In this paper, we propose a MIMO transmit beamforming optimization model for joint radar sensing and multi-user communications, where the design of the beamformers is formulated as an optimization problem whose objective is a weighted combination of the sum rate and the Cramér-Rao bound, subject to the transmit power budget. Obtaining the global solution for the formulated nonconvex problem is a challenging task, since the sum-rate maximization problem itself (even without considering the sensing metric) is known to be NP-hard. The main contributions of this paper are threefold. Firstly, we derive an optimal closed-form solution to the formulated problem in the single-user case and the multi-user case where the channel vectors of different users are orthogonal.

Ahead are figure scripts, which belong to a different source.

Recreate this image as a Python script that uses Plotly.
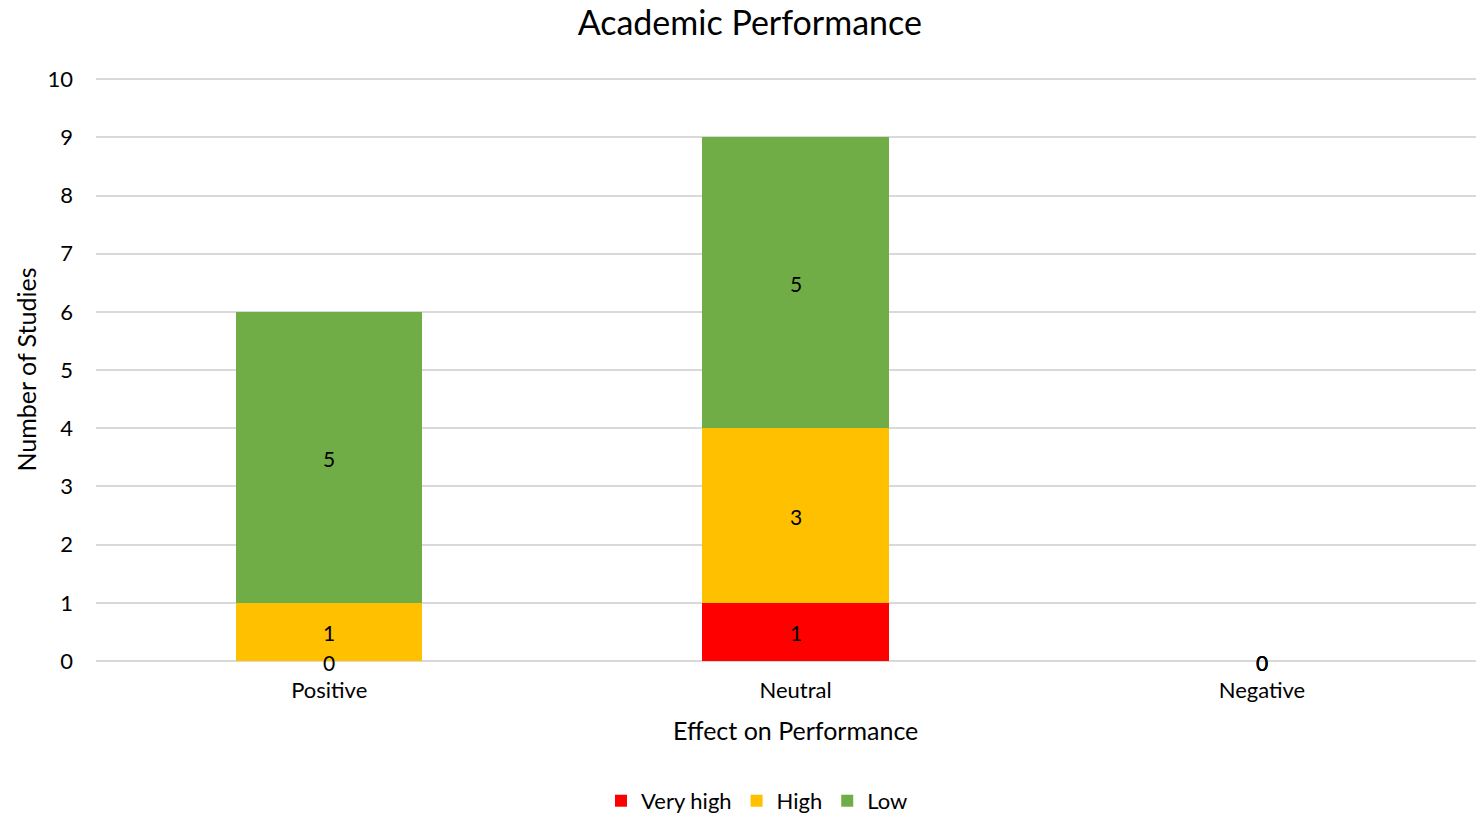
import plotly.graph_objects as go

categories = ["Positive", "Neutral", "Negative"]
very_high = [0, 1, 0]
high = [1, 3, 0]
low = [5, 5, 0]
y_ticks = [0, 1, 2, 3, 4, 5, 6, 7, 8, 9, 10]

series = [
    ("Very high", very_high, "#ff0000"),
    ("High", high, "#ffc000"),
    ("Low", low, "#70ad47"),
]

FONT = "Lato, 'Open Sans', sans-serif"

fig = go.Figure()

# stacked bars
for name, vals, color in series:
    fig.add_trace(go.Bar(
        x=categories, y=vals, name=name, marker_color=color,
        marker_line_width=0, width=0.4,
    ))

# value labels centred in each segment (zero segments sit on their base)
base = [0] * len(categories)
for name, vals, color in series:
    for cat, b, v in zip(categories, base, vals):
        fig.add_annotation(
            x=cat, y=b + v / 2, xref="x", yref="y", text=str(v),
            showarrow=False, yshift=-1,
            font=dict(family=FONT, size=21, color="#000000"),
        )
    base = [b + v for b, v in zip(base, vals)]

# x-axis title, centred on the middle category
fig.add_annotation(
    x="Neutral", y=-0.118, xref="x", yref="paper", yanchor="middle",
    text="Effect on Performance", showarrow=False,
    font=dict(family=FONT, size=25, color="#000000"),
)

fig.update_layout(
    width=1476, height=816,
    margin=dict(l=96, r=0, t=78, b=155, autoexpand=False),
    paper_bgcolor="white", plot_bgcolor="white",
    barmode="stack",
    font=dict(family=FONT, size=22, color="#000000"),
    title=dict(text="Academic Performance", x=0.508, xanchor="center",
               y=0.972, yanchor="middle",
               font=dict(family=FONT, size=34, color="#000000")),
    xaxis=dict(
        range=[-0.5, 2.459], showgrid=False, zeroline=False,
        showline=False, ticks="", automargin=False, ticklabelstandoff=14,
        tickfont=dict(family=FONT, size=22, color="#000000"),
    ),
    yaxis=dict(
        range=[0, 10.02], tickvals=y_ticks, showgrid=True,
        gridcolor="#d9d9d9", gridwidth=1.5, zeroline=True,
        zerolinecolor="#d9d9d9", zerolinewidth=1.5, showline=False,
        ticks="", ticklabelstandoff=22, automargin=False,
        tickfont=dict(family=FONT, size=22, color="#000000"),
        title=dict(text="Number of Studies", standoff=3,
                   font=dict(family=FONT, size=25, color="#000000")),
    ),
    legend=dict(orientation="h", x=0.479, xanchor="center", y=-0.24,
                yanchor="middle", traceorder="normal",
                font=dict(family=FONT, size=22, color="#000000"),
                itemwidth=30),
)

fig.write_html("out.html")
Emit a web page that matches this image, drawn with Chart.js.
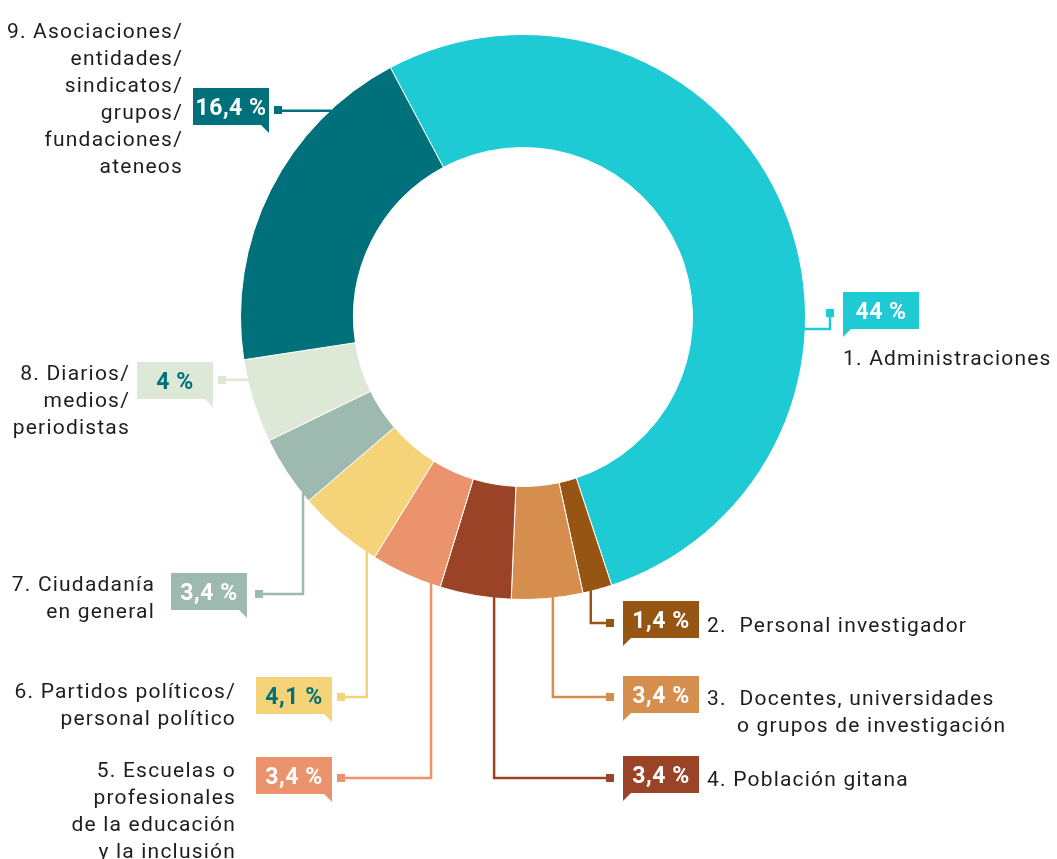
<!DOCTYPE html>
<html lang="es">
<head>
<meta charset="utf-8">
<title>Destinatarios</title>
<script src="https://cdn.jsdelivr.net/npm/chart.js@4.4.1/dist/chart.umd.min.js"></script>
<style>
    html, body {
        margin: 0;
        padding: 0;
        background: #ffffff;
    }

    #wrap {
        position: relative;
        width: 1057px;
        height: 859px;
    }
</style>
</head>
<body>
<div id="wrap">
    <canvas id="donutChart"></canvas>
</div>
<script>
// data
const categories = [
    '1. Administraciones',
    '2. Personal investigador',
    '3. Docentes, universidades o grupos de investigación',
    '4. Población gitana',
    '5. Escuelas o profesionales de la educación y la inclusión',
    '6. Partidos políticos/personal político',
    '7. Ciudadanía en general',
    '8. Diarios/medios/periodistas',
    '9. Asociaciones/entidades/sindicatos/grupos/fundaciones/ateneos'
];

const shares = [44, 1.4, 3.4, 3.4, 3.4, 4.1, 3.4, 4, 16.4];

const labelLines = [
    ['1. Administraciones'],
    ['2.  Personal investigador'],
    ['3.  Docentes, universidades', 'o grupos de investigación'],
    ['4. Población gitana'],
    ['5. Escuelas o', 'profesionales', 'de la educación', 'y la inclusión'],
    ['6. Partidos políticos/', 'personal político'],
    ['7. Ciudadanía', 'en general'],
    ['8. Diarios/', 'medios/', 'periodistas'],
    ['9. Asociaciones/', 'entidades/', 'sindicatos/', 'grupos/', 'fundaciones/', 'ateneos']
];

const colors = [
    '#1ecad4',
    '#975514',
    '#d68e4f',
    '#9a4327',
    '#ea936d',
    '#f5d378',
    '#9db9b0',
    '#dde8d6',
    '#00717a'
];

const valueColors = ['#fff', '#fff', '#fff', '#fff', '#fff', '#00717a', '#fff', '#00717a', '#fff'];

// callout placement: box corner, marker, leader type ('h' meets the ring at a
// given y, 'v' drops from the ring at a given x), label anchor
const callouts = [
    { box: [843, 292], tail: 'left',  marker: [830, 313], leg: 'h', at: 329, text: { x: 843, y: 360, align: 'left', indent: 0 } },
    { box: [623, 601], tail: 'left',  marker: [610, 623], leg: 'v', at: 591, text: { x: 707, y: 627, align: 'left', indent: 0 } },
    { box: [623, 676], tail: 'left',  marker: [610, 697], leg: 'v', at: 553, text: { x: 707, y: 700, align: 'left', indent: 30 } },
    { box: [623, 756], tail: 'left',  marker: [610, 778], leg: 'v', at: 494, text: { x: 707, y: 781, align: 'left', indent: 0 } },
    { box: [256, 757], tail: 'right', marker: [341, 778], leg: 'v', at: 443, text: { x: 236, y: 772, align: 'right' } },
    { box: [256, 677], tail: 'right', marker: [341, 697], leg: 'v', at: 380, text: { x: 236, y: 693, align: 'right' } },
    { box: [171, 573], tail: 'right', marker: [259, 594], leg: 'v', at: 316, text: { x: 155, y: 586, align: 'right' } },
    { box: [137, 362], tail: 'right', marker: [222, 380], leg: 'h', at: 380, text: { x: 130, y: 375, align: 'right' } },
    { box: [193, 88],  tail: 'right', marker: [278, 110], leg: 'h', at: 110, text: { x: 183, y: 33,  align: 'right' } }
];

const BOX_W = 76;
const BOX_H = 37;
const LINE_H = 27;

const fmt = v => String(v).replace('.', ',') + ' %';

// point on the outer edge of an arc, kept inside the slice
function anchorPoint(arc, c) {
    const cx = arc.x, cy = arc.y, r = arc.outerRadius;
    let a;
    if (c.leg === 'h') {
        const s = Math.max(-1, Math.min(1, (c.at - cy) / r));
        a = c.marker[0] < cx ? Math.PI - Math.asin(s) : Math.asin(s);
    } else {
        const s = Math.max(-1, Math.min(1, (c.at - cx) / r));
        a = Math.acos(s);
    }
    const mid = (arc.startAngle + arc.endAngle) / 2;
    const half = (arc.endAngle - arc.startAngle) / 2;
    let d = a - mid;
    while (d > Math.PI) d -= Math.PI * 2;
    while (d < -Math.PI) d += Math.PI * 2;
    const lim = Math.max(0, half - Math.min(0.035, half / 2));
    d = Math.max(-lim, Math.min(lim, d));
    a = mid + d;
    return [cx + (r - 1) * Math.cos(a), cy + (r - 1) * Math.sin(a)];
}

const calloutPlugin = {
    id: 'callouts',
    afterDatasetsDraw(chart) {
        const ctx = chart.ctx;
        const arcs = chart.getDatasetMeta(0).data;

        ctx.save();
        arcs.forEach((arc, i) => {
            const c = callouts[i];
            const col = colors[i];
            const [ax, ay] = anchorPoint(arc, c);
            const [mx, my] = c.marker;

            // leader line
            ctx.strokeStyle = col;
            ctx.lineWidth = 2.5;
            ctx.lineJoin = 'miter';
            ctx.beginPath();
            ctx.moveTo(ax, ay);
            if (c.leg === 'v') {
                ctx.lineTo(ax, my);
            } else {
                ctx.lineTo(mx, ay);
            }
            ctx.lineTo(mx, my);
            ctx.stroke();

            ctx.fillStyle = col;
            ctx.fillRect(mx - 4, my - 4, 8, 8);

            // value box with its little tail
            const [bx, by] = c.box;
            ctx.fillRect(bx, by, BOX_W, BOX_H);
            ctx.beginPath();
            if (c.tail === 'left') {
                ctx.moveTo(bx, by + BOX_H - 1);
                ctx.lineTo(bx, by + BOX_H + 8);
                ctx.lineTo(bx + 9, by + BOX_H - 1);
            } else {
                ctx.moveTo(bx + BOX_W - 9, by + BOX_H - 1);
                ctx.lineTo(bx + BOX_W, by + BOX_H + 8);
                ctx.lineTo(bx + BOX_W, by + BOX_H - 1);
            }
            ctx.closePath();
            ctx.fill();

            ctx.fillStyle = valueColors[i];
            ctx.font = 'bold 23px Roboto';
            ctx.letterSpacing = '0.5px';
            ctx.textAlign = 'center';
            ctx.textBaseline = 'middle';
            ctx.fillText(fmt(shares[i]), bx + BOX_W / 2, by + BOX_H / 2 + 3);

            // category text
            const t = c.text;
            ctx.fillStyle = '#1d1d1b';
            ctx.font = '21px Roboto';
            ctx.letterSpacing = '1.2px';
            ctx.textAlign = t.align;
            labelLines[i].forEach((line, k) => {
                const x = t.align === 'left' && k > 0 ? t.x + t.indent : t.x;
                ctx.fillText(line, x, t.y + k * LINE_H);
            });
        });
        ctx.restore();
    }
};

new Chart(document.getElementById('donutChart'), {
    type: 'doughnut',
    data: {
        labels: categories,
        datasets: [{
            data: shares,
            backgroundColor: colors,
            borderColor: '#ffffff',
            borderWidth: 1,
            hoverOffset: 0
        }]
    },
    options: {
        responsive: true,
        maintainAspectRatio: false,
        animation: false,
        rotation: -28,
        cutout: '60%',
        layout: {
            padding: { left: 240, right: 251, top: 34, bottom: 259 }
        },
        plugins: {
            legend: { display: false },
            tooltip: { enabled: false }
        }
    },
    plugins: [calloutPlugin]
});
</script>
</body>
</html>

Secondly, for the general multi-user case, we propose a novel branch and bound (B&B) algorithm based on the McCormick envelope relaxation. The proposed algorithm is guaranteed to find the globally optimal solution to the formulated problem. Thirdly, we design a graph neural network (GNN) based pruning policy to determine irrelevant nodes that can be directly pruned in the proposed B&B algorithm, thereby significantly reducing the number of unnecessary enumerations therein and improving its computational efficiency. Simulation results show the efficiency of the proposed vanilla and GNN-based accelerated B&B algorithms.